= PROBLEM REQUIREMENTS =
Locate every line in the records below that holds the word "this" and return each one.

Begin INPUT RECORDS

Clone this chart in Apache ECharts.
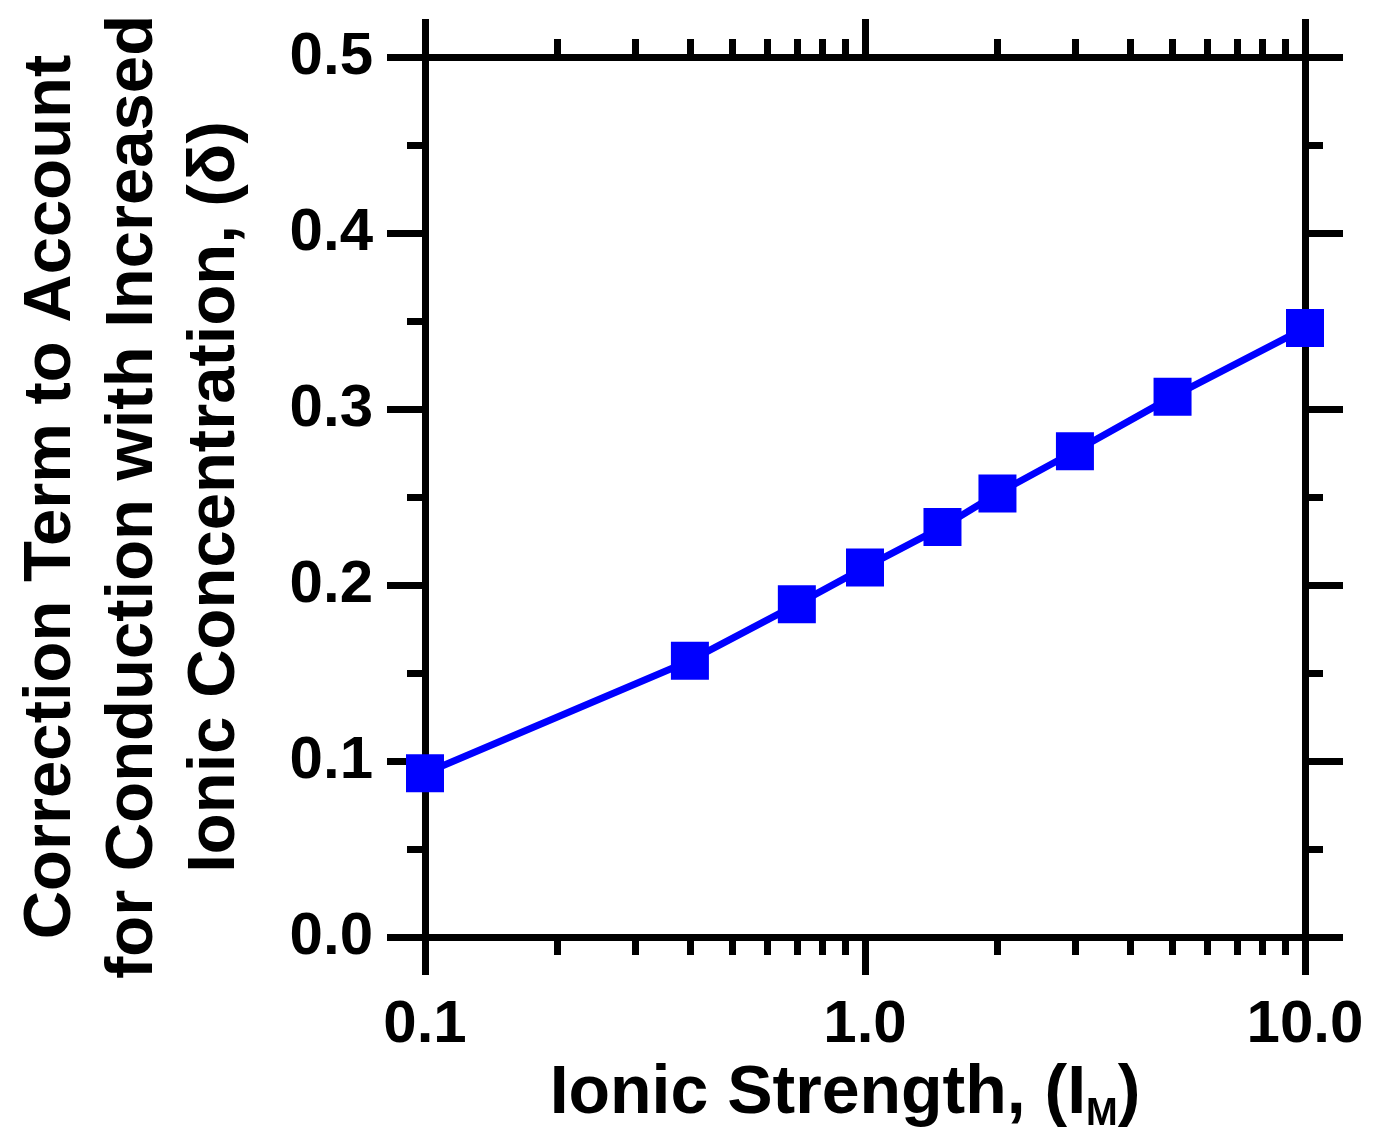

End INPUT RECORDS
Begin INPUT RECORDS

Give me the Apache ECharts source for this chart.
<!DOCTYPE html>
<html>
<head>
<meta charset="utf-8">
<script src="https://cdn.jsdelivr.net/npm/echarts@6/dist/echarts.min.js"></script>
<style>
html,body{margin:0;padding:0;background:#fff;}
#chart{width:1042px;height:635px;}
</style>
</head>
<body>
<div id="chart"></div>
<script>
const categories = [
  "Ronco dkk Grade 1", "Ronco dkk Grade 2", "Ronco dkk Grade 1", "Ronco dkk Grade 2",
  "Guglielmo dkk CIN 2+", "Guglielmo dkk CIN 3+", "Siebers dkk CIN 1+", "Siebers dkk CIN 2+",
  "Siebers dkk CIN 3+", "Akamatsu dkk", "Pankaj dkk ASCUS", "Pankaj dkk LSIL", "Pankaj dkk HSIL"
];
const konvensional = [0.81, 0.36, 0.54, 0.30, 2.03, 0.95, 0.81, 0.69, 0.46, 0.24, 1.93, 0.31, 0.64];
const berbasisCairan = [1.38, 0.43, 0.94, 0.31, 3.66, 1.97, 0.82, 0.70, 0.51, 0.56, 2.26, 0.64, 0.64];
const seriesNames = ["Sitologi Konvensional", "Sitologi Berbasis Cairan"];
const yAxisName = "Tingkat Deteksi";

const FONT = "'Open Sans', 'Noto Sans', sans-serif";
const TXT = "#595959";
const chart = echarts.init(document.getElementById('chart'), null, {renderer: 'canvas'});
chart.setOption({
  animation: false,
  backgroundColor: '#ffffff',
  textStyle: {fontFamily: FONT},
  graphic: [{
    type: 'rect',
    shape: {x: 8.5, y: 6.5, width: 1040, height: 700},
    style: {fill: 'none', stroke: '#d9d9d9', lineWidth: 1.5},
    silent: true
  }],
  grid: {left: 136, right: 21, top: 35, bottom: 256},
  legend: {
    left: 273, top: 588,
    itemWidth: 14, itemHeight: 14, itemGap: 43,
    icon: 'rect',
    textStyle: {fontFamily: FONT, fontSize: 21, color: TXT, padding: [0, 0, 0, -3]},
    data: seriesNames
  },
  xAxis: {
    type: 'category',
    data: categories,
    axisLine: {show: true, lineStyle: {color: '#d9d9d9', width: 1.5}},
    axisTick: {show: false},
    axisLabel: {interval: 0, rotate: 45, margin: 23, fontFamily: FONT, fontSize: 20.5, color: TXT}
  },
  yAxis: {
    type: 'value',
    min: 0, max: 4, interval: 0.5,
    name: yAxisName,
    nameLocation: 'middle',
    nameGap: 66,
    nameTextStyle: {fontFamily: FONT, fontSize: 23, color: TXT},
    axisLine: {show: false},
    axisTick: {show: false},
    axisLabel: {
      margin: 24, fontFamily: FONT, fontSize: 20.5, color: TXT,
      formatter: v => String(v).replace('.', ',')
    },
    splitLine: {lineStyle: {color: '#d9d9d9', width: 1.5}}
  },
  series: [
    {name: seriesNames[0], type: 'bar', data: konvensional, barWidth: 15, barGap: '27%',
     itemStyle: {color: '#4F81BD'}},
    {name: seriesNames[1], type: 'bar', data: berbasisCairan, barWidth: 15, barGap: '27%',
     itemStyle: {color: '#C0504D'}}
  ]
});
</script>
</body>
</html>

End INPUT RECORDS

= ANSWER TO THE TASK =
Clone this chart in Apache ECharts.
Give me the Apache ECharts source for this chart.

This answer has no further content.